高齢者は体温調節機能が低下しているため、熱が体の外へ逃げにくくなっています。また、のどの渇きや暑さにも鈍感になるので、熱中症になりやすいといえます。
風邪や疲労などで体調不良となっている場合には、体温調節機能が低下しています。また、二日酔いや下痢などで脱水症状がみられる人も熱中症になりやすいです。軽い脱水症状があるとき、のどの渇きを感じにくくなるためです。
熱中症を防ぐために、主に以下の点に気をつけましょう。
暑い日には、思っている以上に汗をかき、体内の水分が失われている可能性があります。

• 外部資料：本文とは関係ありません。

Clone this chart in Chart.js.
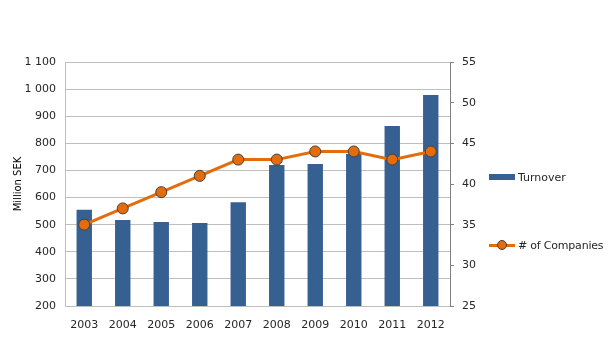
<!DOCTYPE html>
<html>
<head>
<meta charset="utf-8">
<script src="https://cdn.jsdelivr.net/npm/chart.js@4/dist/chart.umd.min.js"></script>
<style>
html,body{margin:0;padding:0;background:#fff;}
#wrap{position:relative;width:609px;height:355px;}
canvas{position:absolute;left:0;top:0;}
.lg{position:absolute;font:11px "DejaVu Sans";color:#262626;white-space:nowrap;}
</style>
</head>
<body>
<div id="wrap">
<canvas id="c" width="609" height="355"></canvas>
<div class="lg" style="left:489px;top:170px;"><span style="display:inline-block;width:26px;height:6px;background:#376092;vertical-align:middle;margin-right:3px;"></span><span style="vertical-align:middle;">Turnover</span></div>
<div class="lg" style="left:489px;top:238px;"><span style="position:relative;display:inline-block;width:26px;height:14px;vertical-align:middle;margin-right:3px;"><span style="position:absolute;left:0;top:6px;width:26px;height:3px;background:#E46C0A;"></span><span style="position:absolute;left:8px;top:2px;width:8px;height:8px;border-radius:50%;background:#E46C0A;border:1px solid #404040;"></span></span><span style="vertical-align:middle;letter-spacing:-0.2px;"># of Companies</span></div>
</div>
<script>
const years = ["2003","2004","2005","2006","2007","2008","2009","2010","2011","2012"];
const turnover = [555, 517, 510, 506, 583, 720, 724, 761, 864, 978];
const companies = [35, 37, 39, 41, 43, 43, 44, 44, 43, 44];
const seriesNames = ["Turnover", "# of Companies"];
const axisTitle = "Million SEK";

Chart.defaults.font.family = "DejaVu Sans";
Chart.defaults.font.size = 11;
Chart.defaults.color = "#262626";

new Chart(document.getElementById('c'), {
  data: {
    labels: years,
    datasets: [
      {type:'line', label: seriesNames[1], data: companies, yAxisID:'y2', order:1,
       borderColor:'#E46C0A', borderWidth:3, backgroundColor:'#E46C0A',
       pointRadius:5.5, pointBorderColor:'#404040', pointBorderWidth:1, pointBackgroundColor:'#E46C0A', tension:0},
      {type:'bar', label: seriesNames[0], data: turnover, yAxisID:'y', order:2,
       backgroundColor:'#376092', categoryPercentage:1, barPercentage:0.4}
    ]
  },
  options: {
    responsive:false, animation:false,
    layout:{padding:{top:62, right:119, left:0, bottom:0}},
    plugins:{legend:{display:false}, tooltip:{enabled:false}},
    scales:{
      x:{
        grid:{display:false, drawTicks:false},
        border:{color:'#bfbfbf'},
        ticks:{padding:13, color:'#262626'},
        afterFit(s){ s.height = 49; }
      },
      y:{
        position:'left', min:200, max:1100,
        ticks:{stepSize:100, padding:9, color:'#262626',
          callback:v=>String(v).replace(/\B(?=(\d{3})+(?!\d))/g,' ')},
        grid:{color:'#bfbfbf', drawTicks:false},
        border:{color:'#bfbfbf'},
        title:{display:true, text:axisTitle, font:{size:10}, color:'#000', padding:{top:12,bottom:0}},
        afterFit(s){ s.width = 65; }
      },
      y2:{
        position:'right', min:25, max:55,
        ticks:{stepSize:5, padding:8, color:'#262626'},
        grid:{drawOnChartArea:false, color:'#808080', tickLength:4},
        border:{color:'#808080'},
        afterFit(s){ s.width = 40; }
      }
    }
  }
});
</script>
</body>
</html>
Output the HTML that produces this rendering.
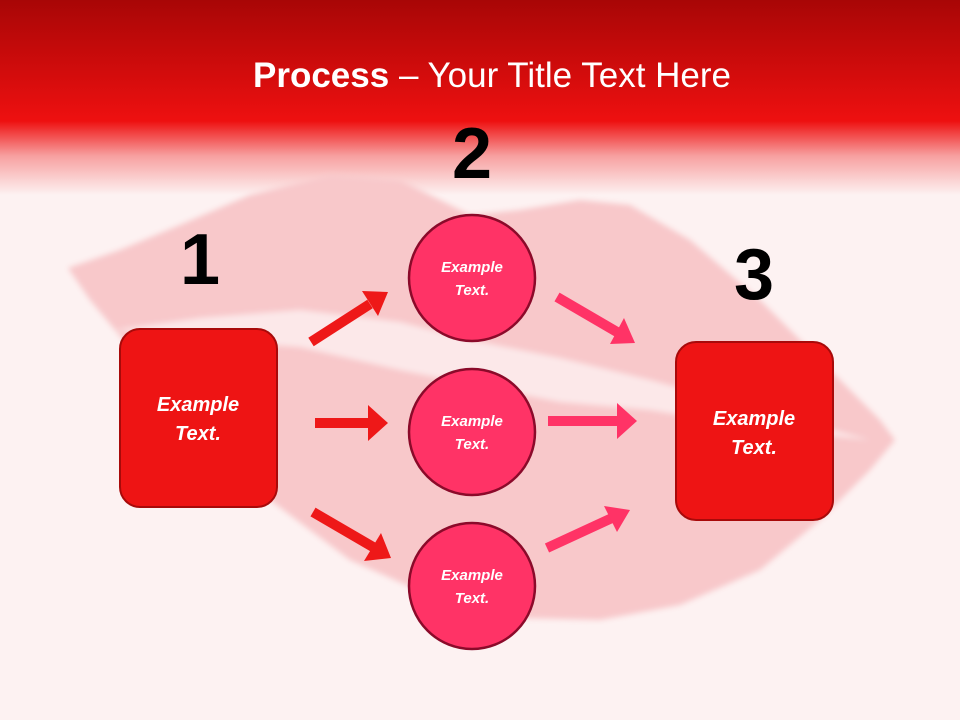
<!DOCTYPE html>
<html><head><meta charset="utf-8"><style>
html,body{margin:0;padding:0;}
body{width:960px;height:720px;overflow:hidden;background:#fdf2f2;}
svg{display:block;}
text{font-family:"Liberation Sans",sans-serif;}
</style></head><body>
<svg width="960" height="720" viewBox="0 0 960 720" xmlns="http://www.w3.org/2000/svg">
<defs>
<linearGradient id="hd" x1="0" y1="0" x2="0" y2="1">
<stop offset="0" stop-color="#a80606"/>
<stop offset="0.62" stop-color="#ee1010"/>
<stop offset="0.66" stop-color="#f03030"/>
<stop offset="0.8" stop-color="#f7a0a0"/>
<stop offset="1" stop-color="#fdf2f2"/>
</linearGradient>
<filter id="bl"><feGaussianBlur stdDeviation="3"/></filter>
</defs>
<rect width="960" height="720" fill="#fdf2f2"/>
<rect width="960" height="195" fill="url(#hd)"/>
<g filter="url(#bl)">
<path d="M68,268 L120,250 L180,225 L250,195 L330,175 L400,180 L440,200 L470,215 L520,210 L580,200 L630,205 L690,240 L760,300 L820,360 L880,420 L895,440 L870,470 L820,520 L760,570 L680,605 L600,620 L520,618 L440,600 L350,560 L270,500 L200,430 L140,360 L90,300 Z" fill="#f8c8ca"/>
<path d="M115,330 L200,318 L300,310 L400,322 L470,340 L560,358 L650,380 L760,410 L870,440 L760,428 L650,410 L560,402 L470,384 L400,370 L300,347 L200,340 Z" fill="#fce8e9"/>
</g>
<text x="492" y="87" font-size="35" fill="#fff" text-anchor="middle"><tspan font-weight="bold">Process</tspan> – Your Title Text Here</text>
<g font-weight="bold" font-size="72" fill="#000" text-anchor="middle">
<text x="200" y="284">1</text>
<text x="472" y="178">2</text>
<text x="754" y="299">3</text>
</g>
<rect x="120" y="329" width="157" height="178" rx="20" fill="#ee1414" stroke="#a80a0a" stroke-width="2"/>
<rect x="676" y="342" width="157" height="178" rx="20" fill="#ee1414" stroke="#a80a0a" stroke-width="2"/>
<g fill="#ff3366" stroke="#8b0a2a" stroke-width="2.5">
<circle cx="472" cy="278" r="63"/>
<circle cx="472" cy="432" r="63"/>
<circle cx="472" cy="586" r="63"/>
</g>
<g stroke-width="10" fill="none">
<line x1="311" y1="342" x2="370" y2="304" stroke="#ee1818"/>
<line x1="315" y1="423" x2="370" y2="423" stroke="#ee1818"/>
<line x1="313" y1="512" x2="373" y2="547" stroke="#ee1818"/>
<line x1="557" y1="297" x2="617" y2="332" stroke="#ff3366"/>
<line x1="548" y1="421" x2="618" y2="421" stroke="#ff3366"/>
<line x1="547" y1="548" x2="612" y2="518" stroke="#ff3366"/>
</g>
<g fill="#ee1818">
<polygon points="388,292 362,291 378,316"/>
<polygon points="388,423 368,405 368,441"/>
<polygon points="391,558 364,561 381,533"/>
</g>
<g fill="#ff3366">
<polygon points="635,343 610,344 624,318"/>
<polygon points="637,421 617,403 617,439"/>
<polygon points="630,510 604,506 617,532"/>
</g>
<g font-weight="bold" font-style="italic" fill="#fff" text-anchor="middle">
<text x="472" y="272" font-size="15">Example</text>
<text x="472" y="295" font-size="15">Text.</text>
<text x="472" y="426" font-size="15">Example</text>
<text x="472" y="449" font-size="15">Text.</text>
<text x="472" y="580" font-size="15">Example</text>
<text x="472" y="603" font-size="15">Text.</text>
<text x="198" y="411" font-size="20">Example</text>
<text x="198" y="440" font-size="20">Text.</text>
<text x="754" y="425" font-size="20">Example</text>
<text x="754" y="454" font-size="20">Text.</text>
</g>
</svg>
</body></html>
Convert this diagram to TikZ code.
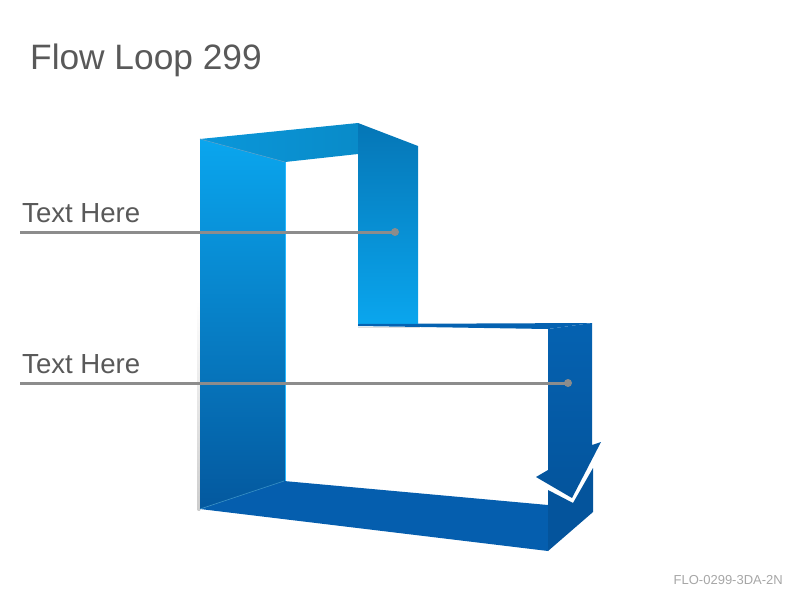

のどが渇いたと感じる前から、こまめに水分を補給しましょう。汗をかくと水分と一緒にビタミンやミネラルも失われるため、ミネラルも一緒に補給できる麦茶がおすすめです。またアルコール類、緑茶やコーヒーなどのカフェインを多く含む飲み物は利尿作用があるので控えましょう。
外出する際には、日傘や帽子などを使って暑さから身を守りましょう。また家の中で過ごす場合でも、直射日光にあたらないよう、カーテンなどで遮ったり、エアコンなどで室温や湿度を調整したりしてください。衣類は通気性や吸収性のいい麻や綿を身につけると、体外へ熱が逃げやすいといわれています。またインナーを着ると、インナーと肌、インナーとアウターの間に空気が入り込み、熱気が外から入るのを防ぐ役目を担ってくれます。
普段からバランスのよい食事や睡眠時間をしっかりと取り、丈夫な体づくりを心がけましょう。吸水性や通気性のよい寝具を使ったり、扇風機やエアコンで睡眠環境を整えたりすることで、睡眠中の熱中症を防ぐだけでなく、次の日の体調を整えることにもつながります。
熱中症のサインとしては、筋肉痛や筋肉のけいれん(こむら返り)、めまい、顔のほてり、吐き気、まっすぐに歩けない、呼びかけに反応しないことなどが挙げられます。このような症状があらわれた場合には、主に以下のように対処しましょう。
まずは風通しのいい日陰や、クーラーの効いた室内などに移動させましょう。その後、衣類を脱がせて体内の熱を外に逃がします。また氷のうでわきの下や首元、太ももの付け根などを冷やして体温を下げましょう。できるだけ早めに冷やすことがポイントです。
経口補水液やスポーツ飲料などで、水分と一緒に塩分も補給しましょう。ただし、意識障害がある場合には水分が気道に入る恐れがあります。また、嘔吐などの症状がみられる場合には胃腸のはたらきが弱くなっている可能性があるため、口から水分を入れることは控えましょう。このような場合には、緊急で医療機関へ搬送することが最優先とされています。
衣類の調節やこまめな水分補給を心がけ、熱中症を予防しましょう。もし熱中症と思われる症状がみられたら、涼しい場所へ移動して冷却するなどし、大事に至らないようにしましょう。